The tension between analysis and synthesis was fundamental in Candolle's consideration of the theory and practice of classification, as it was to other botanists of the day. Analysis, in particular, was the more preferable route to natural classification, although he saw it as operationally the more problematic of the two roads. His consideration of these approaches to classification continued philosophical discussions born under the plane trees of Athens 2000 years before. Socrates in Plato's Phaedrus conducts a search for love, a pursuit of its true meaning by means of a dialectic, of a critical reasoned discussion employing two contrasting approaches: one, synthesis, "the comprehension of scattered particulars in one idea" -- Candolle's "le marche d'invention" -- the other, analysis -- Candolle's "le marche de la vérification." When Phaedrus asks Socrates to explain this latter approach, this "analysis", he responds:

Figure 35. Plato's Phaedrus. Section 265e.
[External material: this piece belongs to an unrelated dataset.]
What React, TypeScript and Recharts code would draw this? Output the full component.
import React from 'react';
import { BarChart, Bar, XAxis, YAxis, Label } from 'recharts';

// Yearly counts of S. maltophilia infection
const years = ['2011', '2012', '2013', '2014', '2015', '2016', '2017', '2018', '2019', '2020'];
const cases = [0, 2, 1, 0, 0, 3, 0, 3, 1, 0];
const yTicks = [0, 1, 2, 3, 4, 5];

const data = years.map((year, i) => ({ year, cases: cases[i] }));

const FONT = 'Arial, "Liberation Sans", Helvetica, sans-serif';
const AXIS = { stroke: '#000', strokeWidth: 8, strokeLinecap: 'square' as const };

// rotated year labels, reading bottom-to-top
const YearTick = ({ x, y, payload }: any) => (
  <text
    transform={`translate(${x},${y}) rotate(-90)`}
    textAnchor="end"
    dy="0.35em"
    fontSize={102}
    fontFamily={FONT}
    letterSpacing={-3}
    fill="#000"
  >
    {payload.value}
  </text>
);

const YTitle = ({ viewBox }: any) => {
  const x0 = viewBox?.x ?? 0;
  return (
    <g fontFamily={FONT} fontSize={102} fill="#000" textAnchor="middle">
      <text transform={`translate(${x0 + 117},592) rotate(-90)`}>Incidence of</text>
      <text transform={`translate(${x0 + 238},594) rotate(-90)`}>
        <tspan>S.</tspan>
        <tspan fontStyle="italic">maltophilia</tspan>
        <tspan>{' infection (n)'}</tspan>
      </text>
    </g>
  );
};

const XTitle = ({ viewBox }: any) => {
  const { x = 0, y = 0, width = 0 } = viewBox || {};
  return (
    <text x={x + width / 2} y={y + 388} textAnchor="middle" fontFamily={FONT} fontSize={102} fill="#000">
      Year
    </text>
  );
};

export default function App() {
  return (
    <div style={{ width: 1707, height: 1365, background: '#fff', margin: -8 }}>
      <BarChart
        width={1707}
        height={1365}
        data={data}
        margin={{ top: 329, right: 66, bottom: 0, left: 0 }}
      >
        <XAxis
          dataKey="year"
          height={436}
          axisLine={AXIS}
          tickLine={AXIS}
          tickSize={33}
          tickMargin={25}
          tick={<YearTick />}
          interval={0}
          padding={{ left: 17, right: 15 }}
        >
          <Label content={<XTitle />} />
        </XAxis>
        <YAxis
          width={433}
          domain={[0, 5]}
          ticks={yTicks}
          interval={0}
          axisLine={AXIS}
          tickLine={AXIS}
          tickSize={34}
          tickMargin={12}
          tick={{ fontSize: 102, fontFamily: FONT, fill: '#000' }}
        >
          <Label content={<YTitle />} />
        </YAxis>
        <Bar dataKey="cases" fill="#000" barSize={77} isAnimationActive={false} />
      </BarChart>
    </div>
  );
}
http://www.perseus.tufts.edu/hopper/text?doc=Perseus:text:1999.04.0057:entry=diate/mnw

TRANSLATION [265e] Socrates: The second principle is that of division into species according to the natural formation, where the joint is, not breaking any part as a bad carver might.
[Translation by Benjamin Jowett (http://www.oxfordtutorials.com/Plato%20Phaedrus.htm)]
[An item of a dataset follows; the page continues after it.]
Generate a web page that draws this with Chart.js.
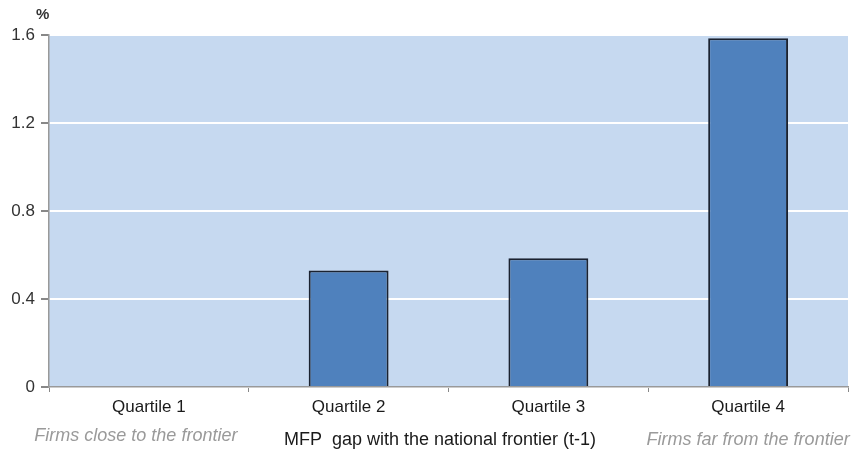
<!DOCTYPE html>
<html>
<head>
<meta charset="utf-8">
<script src="https://cdn.jsdelivr.net/npm/chart.js@4"></script>
<style>
  html, body { margin: 0; padding: 0; background: #ffffff; }
  #wrap { width: 855px; height: 451px; }
</style>
</head>
<body>
<div id="wrap"><canvas id="c" width="855" height="451"></canvas></div>
<script>
const categories = ["Quartile 1", "Quartile 2", "Quartile 3", "Quartile 4"];
const values = [null, 0.53, 0.585, 1.585];
const yTicks = [0, 0.4, 0.8, 1.2, 1.6];
const unitLabel = "%";
const axisTitle = "MFP  gap with the national frontier (t-1)";
const leftNote = "Firms close to the frontier";
const rightNote = "Firms far from the frontier";

const FONT = "'Liberation Sans', Arial, sans-serif";

const decor = {
  id: 'decor',
  beforeDraw(chart) {
    const { ctx, chartArea } = chart;
    ctx.save();
    ctx.fillStyle = '#c6d9f0';
    ctx.fillRect(chartArea.left, chartArea.top, chartArea.right - chartArea.left, chartArea.bottom - chartArea.top);
    ctx.restore();
  },
  afterDraw(chart) {
    const { ctx } = chart;
    const x = chart.scales.x;
    ctx.save();
    ctx.fillStyle = '#333333';
    ctx.font = "bold 15px " + FONT;
    ctx.textAlign = 'left';
    ctx.textBaseline = 'middle';
    ctx.fillText(unitLabel, 36, 15);

    ctx.font = "italic 18px " + FONT;
    ctx.fillStyle = '#9a9a9a';
    ctx.textAlign = 'center';
    ctx.fillText(leftNote, x.getPixelForValue(0) - 13, 436);
    ctx.fillText(rightNote, x.getPixelForValue(3), 440);

    ctx.font = "18px " + FONT;
    ctx.fillStyle = '#1a1a1a';
    ctx.fillText(axisTitle, 440, 440);
    ctx.restore();
  }
};

new Chart(document.getElementById('c'), {
  type: 'bar',
  data: {
    labels: categories,
    datasets: [{
      data: values,
      backgroundColor: '#4f81bd',
      borderColor: '#1a2230',
      borderWidth: 2,
      borderSkipped: 'bottom',
      barPercentage: 0.4,
      categoryPercentage: 1.0
    }]
  },
  options: {
    responsive: false,
    animation: false,
    devicePixelRatio: 1,
    layout: { padding: { top: 35, right: 7, left: 0, bottom: 0 } },
    plugins: { legend: { display: false }, tooltip: { enabled: false } },
    scales: {
      x: {
        offset: true,
        grid: { offset: true, drawOnChartArea: false, drawTicks: true, tickLength: 5, tickColor: '#888888' },
        border: { color: '#999999', width: 1.5 },
        ticks: { color: '#1a1a1a', font: { family: FONT, size: 17 }, padding: 5 },
        afterFit(s) { s.height = 64; }
      },
      y: {
        min: 0, max: 1.6,
        afterBuildTicks(s) { s.ticks = yTicks.map(v => ({ value: v })); },
        grid: { color: '#ffffff', lineWidth: 2, tickLength: 8, tickColor: '#888888' },
        border: { color: '#999999', width: 1.5 },
        ticks: { color: '#333333', font: { family: FONT, size: 17 }, padding: 6,
                 callback: v => (v === 0 ? '0' : v.toFixed(1)) },
        afterFit(s) { s.width = 49; }
      }
    }
  },
  plugins: [decor]
});
</script>
</body>
</html>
Dividing where the joint is -- that's cleavage! This well-known "Bad Carver" metaphor uses diatemnein (circled in red in the Greek above), the word harboring the Greek roots of diatomes, not just to describe the act of cutting or division but rather a careful cutting, a division along the natural sutures. There are places to cut and not to cut in the Socratic pursuit of what is real and true and good, in the pursuit of universals -- in the pursuit of the unit cells of crystals, in the pursuit of the discrete groups of organisms that populate the world and their relationships. When Candolle urged botanists to abandon the scale of nature, he was proclaiming that nature did indeed have joints. And that if you were going classify the units of nature, in getting at those units and their relations do not splinter nature, but divide (read carve) it along its natural joints. But this "analysis" was also, I think, from a largely observational perspective what he likely perceived -- with a mind prepared by Haüy -- in the zig-zag conferva-like filaments when he aptly christened them diatomes -- carved at the joints.
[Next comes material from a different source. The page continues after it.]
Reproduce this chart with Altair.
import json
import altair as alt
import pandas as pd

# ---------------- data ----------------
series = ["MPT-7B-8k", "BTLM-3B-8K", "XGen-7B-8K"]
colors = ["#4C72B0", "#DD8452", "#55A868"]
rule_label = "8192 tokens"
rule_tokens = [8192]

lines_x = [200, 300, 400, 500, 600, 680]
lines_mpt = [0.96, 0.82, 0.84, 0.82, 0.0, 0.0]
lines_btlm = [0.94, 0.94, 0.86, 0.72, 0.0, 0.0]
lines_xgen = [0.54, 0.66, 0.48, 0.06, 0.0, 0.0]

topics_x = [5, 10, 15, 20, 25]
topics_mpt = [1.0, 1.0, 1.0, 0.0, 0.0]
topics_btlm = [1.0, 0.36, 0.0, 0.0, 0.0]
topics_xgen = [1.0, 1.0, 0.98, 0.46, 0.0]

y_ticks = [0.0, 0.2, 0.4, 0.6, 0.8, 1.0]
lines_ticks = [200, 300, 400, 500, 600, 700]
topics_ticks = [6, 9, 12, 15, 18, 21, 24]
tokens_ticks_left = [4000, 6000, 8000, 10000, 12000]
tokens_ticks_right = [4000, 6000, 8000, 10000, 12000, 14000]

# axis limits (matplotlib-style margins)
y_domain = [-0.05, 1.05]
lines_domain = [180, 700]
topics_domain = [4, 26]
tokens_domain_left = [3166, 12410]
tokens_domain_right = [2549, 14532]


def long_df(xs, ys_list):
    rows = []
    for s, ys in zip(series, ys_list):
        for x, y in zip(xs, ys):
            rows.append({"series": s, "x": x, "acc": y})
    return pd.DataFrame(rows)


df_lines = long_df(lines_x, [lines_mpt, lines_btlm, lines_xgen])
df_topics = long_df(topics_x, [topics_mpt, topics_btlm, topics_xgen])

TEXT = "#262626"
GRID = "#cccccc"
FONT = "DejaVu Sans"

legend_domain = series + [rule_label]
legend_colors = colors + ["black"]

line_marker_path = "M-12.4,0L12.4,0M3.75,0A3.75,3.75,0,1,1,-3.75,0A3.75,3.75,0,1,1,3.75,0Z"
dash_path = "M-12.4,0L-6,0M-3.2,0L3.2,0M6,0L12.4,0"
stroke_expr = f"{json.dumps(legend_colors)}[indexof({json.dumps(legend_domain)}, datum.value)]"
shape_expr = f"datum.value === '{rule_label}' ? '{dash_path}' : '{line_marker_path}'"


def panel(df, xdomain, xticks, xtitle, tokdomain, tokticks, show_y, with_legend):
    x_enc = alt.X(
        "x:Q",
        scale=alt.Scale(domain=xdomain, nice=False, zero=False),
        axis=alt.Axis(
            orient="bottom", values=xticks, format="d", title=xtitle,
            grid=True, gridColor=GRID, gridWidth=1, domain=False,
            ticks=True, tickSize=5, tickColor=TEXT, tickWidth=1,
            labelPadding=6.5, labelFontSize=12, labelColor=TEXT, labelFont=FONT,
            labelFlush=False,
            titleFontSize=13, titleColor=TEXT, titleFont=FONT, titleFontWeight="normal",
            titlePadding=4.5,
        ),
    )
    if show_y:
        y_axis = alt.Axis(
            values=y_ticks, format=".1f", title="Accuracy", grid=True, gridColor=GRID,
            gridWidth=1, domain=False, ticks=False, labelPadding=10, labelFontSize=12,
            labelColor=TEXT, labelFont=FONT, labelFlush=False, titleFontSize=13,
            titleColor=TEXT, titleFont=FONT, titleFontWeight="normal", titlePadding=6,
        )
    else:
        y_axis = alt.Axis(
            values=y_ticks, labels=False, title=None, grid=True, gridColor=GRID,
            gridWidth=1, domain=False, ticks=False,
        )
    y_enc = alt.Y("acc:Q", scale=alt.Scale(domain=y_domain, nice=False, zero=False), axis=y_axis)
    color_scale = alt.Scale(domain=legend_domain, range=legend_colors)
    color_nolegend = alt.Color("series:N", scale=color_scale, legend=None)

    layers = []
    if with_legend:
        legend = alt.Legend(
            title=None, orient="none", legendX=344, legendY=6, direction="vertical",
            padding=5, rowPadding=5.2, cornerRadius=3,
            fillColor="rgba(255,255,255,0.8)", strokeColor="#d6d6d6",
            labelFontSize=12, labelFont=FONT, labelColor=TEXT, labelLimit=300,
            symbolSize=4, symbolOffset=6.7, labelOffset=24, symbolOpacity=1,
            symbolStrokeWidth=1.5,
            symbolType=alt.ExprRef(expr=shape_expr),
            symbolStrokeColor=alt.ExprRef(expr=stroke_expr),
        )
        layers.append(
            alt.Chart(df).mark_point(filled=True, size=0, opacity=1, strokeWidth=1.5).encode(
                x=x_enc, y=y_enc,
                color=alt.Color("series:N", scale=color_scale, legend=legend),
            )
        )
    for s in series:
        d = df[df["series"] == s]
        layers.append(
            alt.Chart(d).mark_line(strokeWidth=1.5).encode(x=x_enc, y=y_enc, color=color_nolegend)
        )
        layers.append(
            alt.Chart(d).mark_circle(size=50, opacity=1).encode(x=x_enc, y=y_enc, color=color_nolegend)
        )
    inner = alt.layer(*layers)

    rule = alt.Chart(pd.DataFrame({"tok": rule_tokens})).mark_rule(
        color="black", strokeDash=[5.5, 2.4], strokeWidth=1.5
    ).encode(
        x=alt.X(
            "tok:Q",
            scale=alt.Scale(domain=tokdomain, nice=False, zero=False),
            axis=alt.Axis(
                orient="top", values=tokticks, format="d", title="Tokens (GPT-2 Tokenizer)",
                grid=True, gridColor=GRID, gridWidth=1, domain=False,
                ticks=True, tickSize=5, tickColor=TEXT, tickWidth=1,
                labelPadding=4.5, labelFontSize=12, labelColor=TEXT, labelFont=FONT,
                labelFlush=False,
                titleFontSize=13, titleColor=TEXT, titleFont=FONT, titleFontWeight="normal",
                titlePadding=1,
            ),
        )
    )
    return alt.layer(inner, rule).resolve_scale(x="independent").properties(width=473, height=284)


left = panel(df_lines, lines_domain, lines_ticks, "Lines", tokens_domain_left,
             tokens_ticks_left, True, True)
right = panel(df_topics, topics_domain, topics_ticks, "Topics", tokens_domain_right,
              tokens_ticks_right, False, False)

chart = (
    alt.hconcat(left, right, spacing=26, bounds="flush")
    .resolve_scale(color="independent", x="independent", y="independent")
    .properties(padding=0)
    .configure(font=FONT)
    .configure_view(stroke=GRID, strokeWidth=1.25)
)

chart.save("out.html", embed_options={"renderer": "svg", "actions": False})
Figure 36 (left). Augustin Pyrame de Candolle (1778-1841). Image: Galerie des Naturalistes, J. Pizzetta, Ed, Hennuyer, 1893. Image: Public Domain.
Figure 37 (center). Conferva flocculosa from Roth's Catalecta Botanica, vol. 2, fig. 6, (1797). This figure was cited by Candolle as representing
his concept of Diatoma flocculosa. Image: Botany Libraries, Harvard University.
Figure 38 (right). René-Just Haüy. Image: Public domain.